--- Task to complete ---
Repeat the entries below exactly as they appear, with no pictures.

________

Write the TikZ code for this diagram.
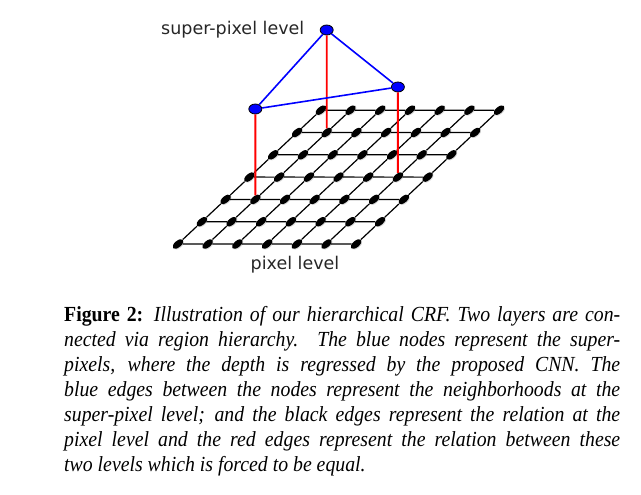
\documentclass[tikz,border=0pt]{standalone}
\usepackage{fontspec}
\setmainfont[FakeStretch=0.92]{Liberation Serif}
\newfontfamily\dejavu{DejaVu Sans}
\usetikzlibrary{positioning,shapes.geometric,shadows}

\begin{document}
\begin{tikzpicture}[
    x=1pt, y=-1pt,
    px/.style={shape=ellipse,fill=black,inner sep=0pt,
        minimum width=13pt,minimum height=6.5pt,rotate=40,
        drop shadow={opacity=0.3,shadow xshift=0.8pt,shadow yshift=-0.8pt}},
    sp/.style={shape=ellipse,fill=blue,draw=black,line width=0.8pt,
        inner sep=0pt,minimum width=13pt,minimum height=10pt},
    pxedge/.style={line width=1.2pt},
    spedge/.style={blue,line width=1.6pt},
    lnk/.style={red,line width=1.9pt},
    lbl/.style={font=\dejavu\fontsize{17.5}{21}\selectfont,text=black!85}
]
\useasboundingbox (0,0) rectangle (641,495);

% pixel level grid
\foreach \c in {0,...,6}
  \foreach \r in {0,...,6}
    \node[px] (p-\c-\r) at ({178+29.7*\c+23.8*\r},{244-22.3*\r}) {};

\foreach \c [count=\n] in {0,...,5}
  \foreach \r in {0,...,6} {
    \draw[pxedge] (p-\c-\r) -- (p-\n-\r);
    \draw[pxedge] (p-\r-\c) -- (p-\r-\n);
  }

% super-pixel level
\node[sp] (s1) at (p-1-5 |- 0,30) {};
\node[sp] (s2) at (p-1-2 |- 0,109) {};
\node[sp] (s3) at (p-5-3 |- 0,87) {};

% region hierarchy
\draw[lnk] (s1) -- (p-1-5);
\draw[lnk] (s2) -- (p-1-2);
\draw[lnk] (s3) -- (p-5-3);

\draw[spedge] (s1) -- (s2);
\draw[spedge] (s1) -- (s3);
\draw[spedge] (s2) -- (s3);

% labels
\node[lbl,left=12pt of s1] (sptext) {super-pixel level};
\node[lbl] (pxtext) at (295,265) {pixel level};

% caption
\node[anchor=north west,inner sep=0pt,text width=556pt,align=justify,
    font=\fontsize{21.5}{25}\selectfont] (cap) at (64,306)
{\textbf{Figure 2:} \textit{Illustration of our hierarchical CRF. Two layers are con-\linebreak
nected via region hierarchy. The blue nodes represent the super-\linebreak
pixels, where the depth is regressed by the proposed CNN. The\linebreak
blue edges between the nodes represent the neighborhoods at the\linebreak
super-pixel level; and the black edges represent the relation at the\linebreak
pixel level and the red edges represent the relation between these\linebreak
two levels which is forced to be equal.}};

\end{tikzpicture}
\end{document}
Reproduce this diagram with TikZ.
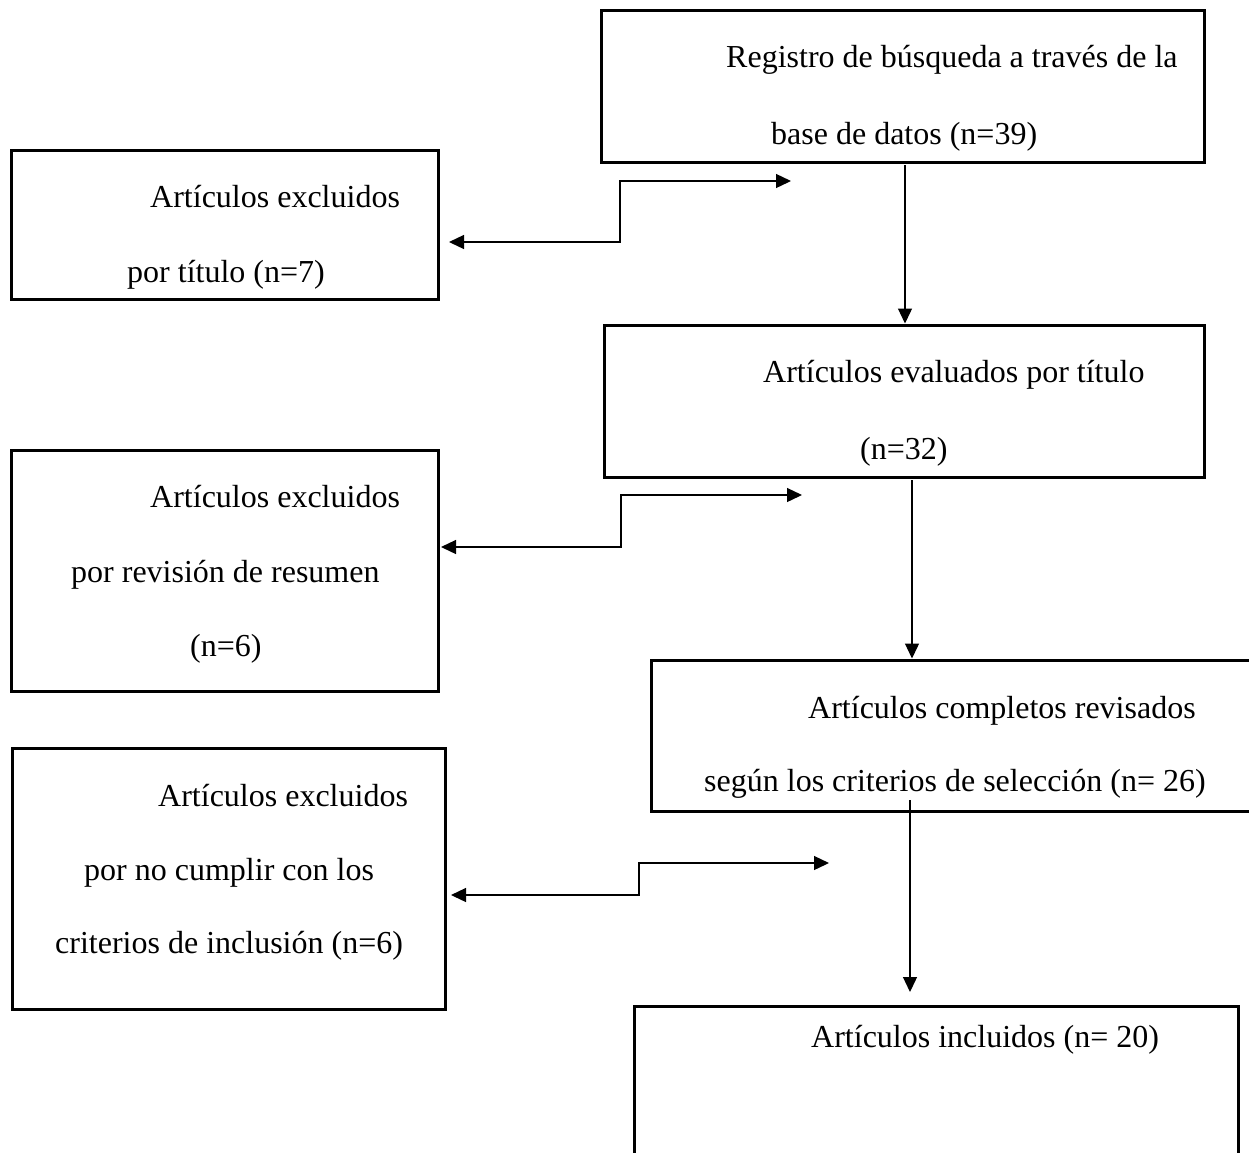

________

--- Expected output ---
Write the TikZ code for this diagram.
\documentclass[tikz,border=0pt]{standalone}
\usepackage{fontspec}
\setmainfont[FakeStretch=0.92]{Liberation Serif}
\newfontfamily\dejavu{DejaVu Sans}
\usetikzlibrary{positioning,shapes.geometric,shadows}

\begin{document}
\begin{tikzpicture}[
    x=1pt, y=-1pt,
    px/.style={shape=ellipse,fill=black,inner sep=0pt,
        minimum width=13pt,minimum height=6.5pt,rotate=40,
        drop shadow={opacity=0.3,shadow xshift=0.8pt,shadow yshift=-0.8pt}},
    sp/.style={shape=ellipse,fill=blue,draw=black,line width=0.8pt,
        inner sep=0pt,minimum width=13pt,minimum height=10pt},
    pxedge/.style={line width=1.2pt},
    spedge/.style={blue,line width=1.6pt},
    lnk/.style={red,line width=1.9pt},
    lbl/.style={font=\dejavu\fontsize{17.5}{21}\selectfont,text=black!85}
]
\useasboundingbox (0,0) rectangle (641,495);

% pixel level grid
\foreach \c in {0,...,6}
  \foreach \r in {0,...,6}
    \node[px] (p-\c-\r) at ({178+29.7*\c+23.8*\r},{244-22.3*\r}) {};

\foreach \c [count=\n] in {0,...,5}
  \foreach \r in {0,...,6} {
    \draw[pxedge] (p-\c-\r) -- (p-\n-\r);
    \draw[pxedge] (p-\r-\c) -- (p-\r-\n);
  }

% super-pixel level
\node[sp] (s1) at (p-1-5 |- 0,30) {};
\node[sp] (s2) at (p-1-2 |- 0,109) {};
\node[sp] (s3) at (p-5-3 |- 0,87) {};

% region hierarchy
\draw[lnk] (s1) -- (p-1-5);
\draw[lnk] (s2) -- (p-1-2);
\draw[lnk] (s3) -- (p-5-3);

\draw[spedge] (s1) -- (s2);
\draw[spedge] (s1) -- (s3);
\draw[spedge] (s2) -- (s3);

% labels
\node[lbl,left=12pt of s1] (sptext) {super-pixel level};
\node[lbl] (pxtext) at (295,265) {pixel level};

% caption
\node[anchor=north west,inner sep=0pt,text width=556pt,align=justify,
    font=\fontsize{21.5}{25}\selectfont] (cap) at (64,306)
{\textbf{Figure 2:} \textit{Illustration of our hierarchical CRF. Two layers are con-\linebreak
nected via region hierarchy. The blue nodes represent the super-\linebreak
pixels, where the depth is regressed by the proposed CNN. The\linebreak
blue edges between the nodes represent the neighborhoods at the\linebreak
super-pixel level; and the black edges represent the relation at the\linebreak
pixel level and the red edges represent the relation between these\linebreak
two levels which is forced to be equal.}};

\end{tikzpicture}
\end{document}
Reproduce this diagram with TikZ.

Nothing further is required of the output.